Abu Dhabi, UAEThursday 24 October 2019

Oil prices march to biggest weekly gain in months amid Middle East tensions

Brent crude is on track to rise about 7.7 per cent this week, the biggest weekly gain since January

US West Texas Intermediate is set to post a 7.1 per cent gain this week, largest weekly rise since June. AP
US West Texas Intermediate is set to post a 7.1 per cent gain this week, largest weekly rise since June. AP

Oil prices were on track for more than 7 per cent jump this week, their biggest in months, as early trading on Friday saw gains extended on fresh tensions in the Middle East after a key Saudi Arabian supply hub was attacked last weekend.

Friday's rises came after a Saudi-led coalition launched a military operation in north of Yemen's port city of Hodeidah, and as the US worked with Middle East and European nations to build a coalition to deter Iranian threats after the Aramco attack.

Brent crude is on track to rise about 7.7 per cent this week, the biggest weekly gain since January. Whereas, West Texas Intermediate - the benchmark tracking largely North American crude grades - was up 66 cents to $58.79 a barrel, set to post a 7.1 per cent gain for the week, the largest weekly rise since June.

“Traders are hedging that the initial estimates for the duration of repairs [at damaged Saudi facilities], given the complex nature, could well underestimate the time required," said Stephen Innes, Asia Pacific market strategist at Sydney-headquartered financial firm AxiTrader.

Saudi Arabia's production dropped by almost half after Saturday attacks targeted an oil stabilisation facility in Abqaiq in Saudi Arabia as well as the Khurais oilfield, located 200 kilometres south-west. The incident took 5.7 million barrels per day of Saudi output offline, the equivalent of 5 per cent of global supply.

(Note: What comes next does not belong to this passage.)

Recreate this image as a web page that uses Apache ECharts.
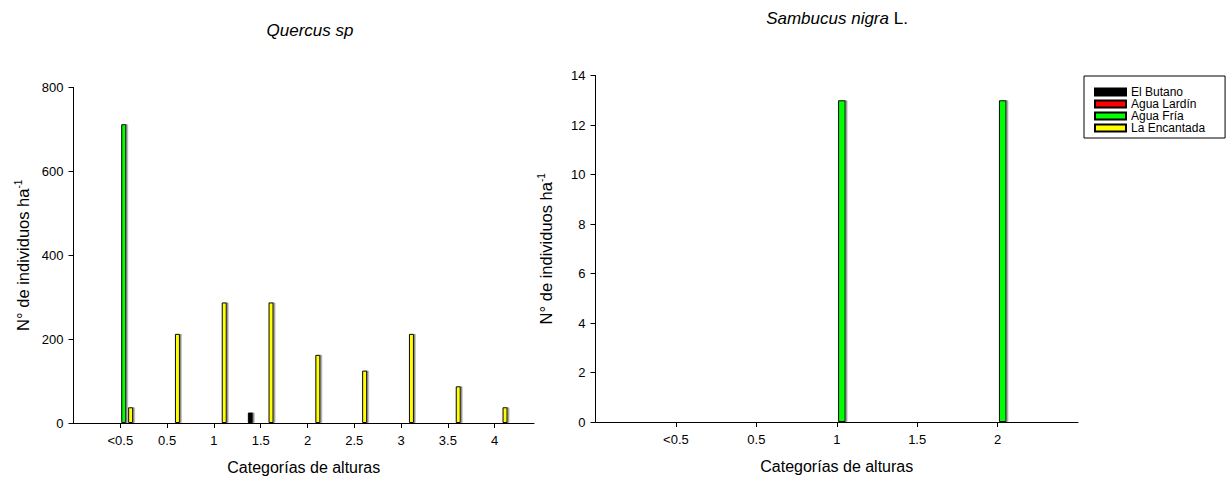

The 7 million bpd capacity Abqaiq facility is the largest of its kind where crude sourced from some of the world’s expansive oilfields in the Eastern Province of Saudi Arabia is "sweetened". The processing removes volatile compounds from crude, making it safer for transport.

The outage was the biggest supply shock to the global oil markets, according to the International Energy Agency, superseding similar volumes during the 1979 Iranian revolution and the 1991 invasion of Kuwait by Saddam Hussein, according to the IEA.

By Tuesday, Saudi Arabia said it had recovered about half of the lost output, with production capacity expected to be restored by the end of September.

The kingdom said production capacity of 11 million bpd will come onstream by the month-end and 12 million bpd is expected to be reached by November.

Saudi Arabia’s new Energy Minister Prince Abdulaziz bin Salman, only in the second week of his job, declared the attacks “an act of war” on Tuesday. He said Aramco will continue to honour its export requirements and would reduce domestic refinery runs by 1 million bpd to 1.9 million bpd.

The US and Saudi Arabia blame Iran for the attack on Saudi oil facilities. However, Tehran denies any involvement.

US President Donald Trump said he would increase sanctions on Iran, accusing the country of being responsible for attacks on Saudi Aramco facilities.

In the US, meanwhile, torrential rain from Tropical Storm Imelda has forced a major refinery to cut production and shut a key oil pipeline, terminals and a ship channel in Texas.

Global markets are also keeping an eye on US-China trade negotiations in Washington, as officials from both sides resumed face-to-face talks for the first time in nearly two months on Thursday.